Wednesday, March 5, 2014

I just finished reading two works by David Rhodes: Driftless and its sequel Jewelweed. I am glad that I stuck with Mr. Rhodes and took up the sequel after reading Driftless. Driftless left me feeling very discouraged and pessimistic about the contemporary state of rural America and its prospects for the future. Jewelweed ended on a much more positive and optimistic note. Rural communities can continue to thrive if folks make a conscious effort to nurture them and folks consider themselves to be social beings and act accordingly. The building and maintenance of local community may require an occasional violation of civil law and the setting aside of social convention; neither occurs without risk and potentially serious negative consequences. The moral requirement underlying such behavioral choices is the pursuit of a common good and not personal gain. We are social beings; we have social responsibilities. In the end, our behavioral choices are our own for which we are individually culpable. Being broken is no excuse to not participate in community; we are all broken in some way--being damaged goods is simply evidence of survival no more no less. There are always second and third chances to get it right or at least a little better this go-a-round.

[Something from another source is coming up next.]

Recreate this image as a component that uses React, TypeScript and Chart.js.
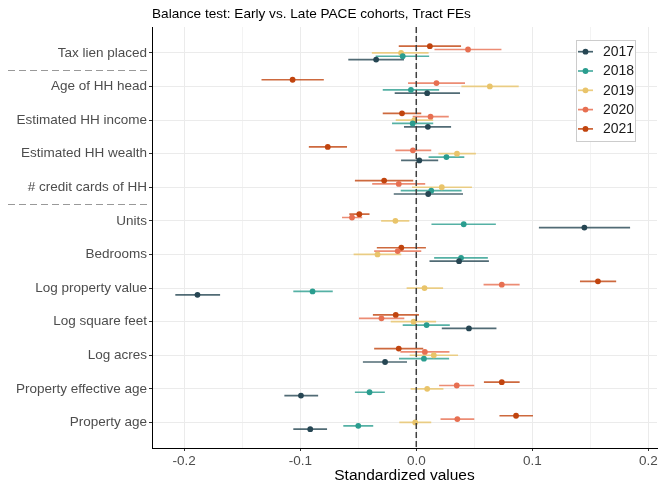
import React, { useEffect, useRef } from 'react';
import { Chart, registerables } from 'chart.js';
Chart.register(...registerables);

const FONT = '"Liberation Sans", Arial, Helvetica, sans-serif';

const titleText = 'Balance test: Early vs. Late PACE cohorts, Tract FEs';
const xAxisTitle = 'Standardized values';

const categories = [
  'Tax lien placed',
  'Age of HH head',
  'Estimated HH income',
  'Estimated HH wealth',
  '# credit cards of HH',
  'Units',
  'Bedrooms',
  'Log property value',
  'Log square feet',
  'Log acres',
  'Property effective age',
  'Property age',
];
const separatorsAfter = [0, 4];

const cohorts = ['2017', '2018', '2019', '2020', '2021'];
const colors = ['#264653', '#2A9D8F', '#E9C46A', '#E76F51', '#C1440E'];

const xTickLabels = [-0.2, -0.1, 0, 0.1, 0.2];
const xGrid = [-0.2, -0.15, -0.1, -0.05, 0, 0.05, 0.1, 0.15, 0.2];

const est2017 = [-0.0346, 0.0094, 0.0100, 0.0026, 0.0103, 0.1449, 0.0369, -0.1886, 0.0454, -0.0269, -0.0994, -0.0914];
const lo2017 = [-0.0586, -0.0186, -0.0106, -0.0131, -0.0194, 0.1057, 0.0114, -0.2077, 0.0220, -0.0460, -0.1137, -0.1060];
const hi2017 = [-0.0106, 0.0377, 0.0300, 0.0189, 0.0403, 0.1843, 0.0626, -0.1691, 0.0691, -0.0080, -0.0846, -0.0769];

const est2018 = [-0.0117, -0.0046, -0.0031, 0.0260, 0.0129, 0.0409, 0.0386, -0.0894, 0.0089, 0.0066, -0.0403, -0.0500];
const lo2018 = [-0.0350, -0.0289, -0.0209, 0.0106, -0.0134, 0.0131, 0.0154, -0.1060, -0.0117, -0.0149, -0.0529, -0.0629];
const hi2018 = [0.0111, 0.0197, 0.0146, 0.0414, 0.0391, 0.0686, 0.0617, -0.0720, 0.0289, 0.0283, -0.0271, -0.0371];

const est2019 = [-0.0131, 0.0634, -0.0017, 0.0351, 0.0220, -0.0180, -0.0334, 0.0071, -0.0023, 0.0151, 0.0094, -0.0009];
const lo2019 = [-0.0383, 0.0389, -0.0177, 0.0191, -0.0037, -0.0303, -0.0540, -0.0083, -0.0220, -0.0057, -0.0049, -0.0146];
const hi2019 = [0.0106, 0.0883, 0.0146, 0.0514, 0.0480, -0.0060, -0.0129, 0.0231, 0.0171, 0.0360, 0.0234, 0.0129];

const est2020 = [0.0446, 0.0174, 0.0123, -0.0029, -0.0151, -0.0554, -0.0160, 0.0737, -0.0300, 0.0074, 0.0349, 0.0354];
const lo2020 = [0.0157, -0.0071, -0.0031, -0.0180, -0.0380, -0.0640, -0.0363, 0.0580, -0.0494, -0.0137, 0.0197, 0.0209];
const hi2020 = [0.0734, 0.0420, 0.0280, 0.0129, 0.0077, -0.0466, 0.0043, 0.0891, -0.0103, 0.0286, 0.0500, 0.0500];

const est2021 = [0.0117, -0.1066, -0.0123, -0.0763, -0.0277, -0.0491, -0.0129, 0.1566, -0.0177, -0.0151, 0.0737, 0.0860];
const lo2021 = [-0.0151, -0.1334, -0.0289, -0.0926, -0.0529, -0.0577, -0.0340, 0.1411, -0.0374, -0.0363, 0.0583, 0.0717];
const hi2021 = [0.0386, -0.0797, 0.0043, -0.0597, -0.0026, -0.0403, 0.0083, 0.1723, 0.0023, 0.0060, 0.0891, 0.1006];

const estimates = [est2017, est2018, est2019, est2020, est2021];
const lows = [lo2017, lo2018, lo2019, lo2020, lo2021];
const highs = [hi2017, hi2018, hi2019, hi2020, hi2021];

function withAlpha(hex: string, a: number) {
  const n = parseInt(hex.slice(1), 16);
  return `rgba(${(n >> 16) & 255},${(n >> 8) & 255},${n & 255},${a})`;
}

const isMajor = (v: number) => xTickLabels.some((t) => Math.abs(t - v) < 1e-9);

export default function App() {
  const ref = useRef<HTMLCanvasElement | null>(null);

  useEffect(() => {
    if (!ref.current) return;
    const dodge = (i: number) => (2 - i) * 0.1;

    const datasets: any[] = [];
    cohorts.forEach((c, i) => {
      const lineData: any[] = [];
      categories.forEach((_, k) => {
        lineData.push({ x: lows[i][k], y: k + dodge(i) });
        lineData.push({ x: highs[i][k], y: k + dodge(i) });
        lineData.push({ x: null, y: null });
      });
      datasets.push({
        type: 'line',
        label: c + ' CI',
        data: lineData,
        borderColor: withAlpha(colors[i], 0.8),
        borderWidth: 1.7,
        pointRadius: 0,
        spanGaps: false,
        fill: false,
        order: 2,
      });
    });
    cohorts.forEach((c, i) => {
      datasets.push({
        type: 'scatter',
        label: c,
        data: categories.map((_, k) => ({ x: estimates[i][k], y: k + dodge(i) })),
        backgroundColor: colors[i],
        borderColor: colors[i],
        borderWidth: 0,
        pointRadius: 2.9,
        order: 1,
      });
    });

    const decor = {
      id: 'decor',
      afterDatasetsDraw(chart: any) {
        const { ctx, chartArea, scales } = chart;
        const x0 = scales.x.getPixelForValue(0);
        ctx.save();
        ctx.strokeStyle = '#404040';
        ctx.lineWidth = 1.5;
        ctx.setLineDash([6, 3]);
        ctx.beginPath();
        ctx.moveTo(x0, chartArea.top);
        ctx.lineTo(x0, chartArea.bottom);
        ctx.stroke();
        ctx.restore();
      },
      afterDraw(chart: any) {
        const { ctx, chartArea, scales } = chart;
        ctx.save();
        // title
        ctx.fillStyle = '#000';
        ctx.font = `13.6px ${FONT}`;
        ctx.textAlign = 'left';
        ctx.textBaseline = 'middle';
        ctx.fillText(titleText, chartArea.left, 14.5);
        // x axis title
        ctx.font = `15.5px ${FONT}`;
        ctx.textAlign = 'center';
        ctx.fillText(xAxisTitle, (chartArea.left + chartArea.right) / 2, 476);
        // separators
        ctx.strokeStyle = '#999999';
        ctx.lineWidth = 1.1;
        ctx.setLineDash([7, 4]);
        separatorsAfter.forEach((k) => {
          const y = Math.round(scales.y.getPixelForValue(k + 0.5)) + 0.5;
          ctx.beginPath();
          ctx.moveTo(8, y);
          ctx.lineTo(149, y);
          ctx.stroke();
        });
        ctx.setLineDash([]);
        // legend
        const bx = 576.5, by = 40.5, bw = 59, bh = 101;
        ctx.fillStyle = '#fff';
        ctx.fillRect(bx, by, bw, bh);
        ctx.strokeStyle = '#cccccc';
        ctx.lineWidth = 1;
        ctx.strokeRect(bx, by, bw, bh);
        ctx.font = `14px ${FONT}`;
        ctx.textAlign = 'left';
        ctx.textBaseline = 'middle';
        cohorts.forEach((c, i) => {
          const y = 51.7 + i * 19.3;
          ctx.strokeStyle = withAlpha(colors[i], 0.85);
          ctx.lineWidth = 1.7;
          ctx.beginPath();
          ctx.moveTo(578, y);
          ctx.lineTo(593, y);
          ctx.stroke();
          ctx.fillStyle = colors[i];
          ctx.beginPath();
          ctx.arc(585.5, y, 2.9, 0, Math.PI * 2);
          ctx.fill();
          ctx.fillStyle = '#1a1a1a';
          ctx.fillText(c, 603, y + 0.5);
        });
        ctx.restore();
      },
    };

    const chart = new Chart(ref.current, {
      type: 'scatter',
      data: { datasets },
      options: {
        animation: false,
        responsive: false,
        maintainAspectRatio: false,
        layout: { padding: { top: 27, right: 2, left: 0, bottom: 0 } },
        plugins: { legend: { display: false }, tooltip: { enabled: false }, title: { display: false } },
        scales: {
          x: {
            type: 'linear',
            min: -0.2278,
            max: 0.2075,
            afterBuildTicks: (s: any) => {
              s.ticks = xGrid.map((v) => ({ value: v }));
            },
            afterFit: (s: any) => {
              s.height = 35;
            },
            ticks: {
              autoSkip: false,
              maxRotation: 0,
              padding: 2,
              color: '#4d4d4d',
              font: { family: FONT, size: 13.5 },
              callback: (v: any) => (isMajor(Number(v)) ? Number(v).toFixed(1) : ''),
            },
            grid: {
              color: '#ebebeb',
              lineWidth: (ctx: any) => (isMajor(ctx.tick?.value ?? 0) ? 1 : 0.6),
              tickLength: 3,
              tickColor: (ctx: any) => (isMajor(ctx.tick?.value ?? 0) ? '#333333' : 'rgba(0,0,0,0)'),
            },
            border: { display: true, color: '#000', width: 1 },
          },
          y: {
            type: 'linear',
            min: -0.77,
            max: 11.76,
            reverse: true,
            afterBuildTicks: (s: any) => {
              s.ticks = categories.map((_, k) => ({ value: k }));
            },
            afterFit: (s: any) => {
              s.width = 152;
            },
            ticks: {
              autoSkip: false,
              padding: 2,
              color: '#4d4d4d',
              font: { family: FONT, size: 13.5 },
              callback: (v: any) => categories[Number(v)] ?? '',
            },
            grid: { color: '#ebebeb', lineWidth: 1, tickLength: 3, tickColor: '#333333' },
            border: { display: true, color: '#000', width: 1 },
          },
        },
      },
      plugins: [decor],
    } as any);
    return () => chart.destroy();
  }, []);

  return (
    <div style={{ position: 'absolute', left: 0, top: 0, width: 661, height: 483, background: '#fff' }}>
      <canvas ref={ref} width={661} height={483} style={{ width: 661, height: 483, display: 'block' }} />
    </div>
  );
}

The family farm (in 1950 terms) so threatened in Driftless does not survive in Jewelweed, not even the Amish version. The overreach of corporate America so powerful in Driftless is little more than a dark and ominous storm cloud in Jewelweed--a storm that can be outrun, endured, or that simply dissipates in the face of strength of character. Local integral communities--as in such catchphrases as "Think globally, Act locally," "All politics is local," and "Buy Local"--are able to thrive even when and if compromise and accommodation with the more powerful is the order of any given day. The challenge is to pick these venues--these battles--carefully and to maintain sufficient personal integrity and a broad based liberty so that one can step back from previously made or now considered compromise and accommodation.

Local communities do not act nor do they survive in isolation. They have the capacity to inspire and nurture one another. At times the lace that holds that boot on the foot is the over-the-road trucker, who has a passion for local produce and product and shares his finds with his local community. This boot has the ability to kick some corporate ass as local folks go about living their lives with self-confidence, independence, interdependence, and a sense of their own intrinsic value.

If anyone out there happens to run into Mr. Rhodes, would you please ask him what happened to Graham and Cora Shotwell and their two children, Seth and Grace? I missed them in the sequel.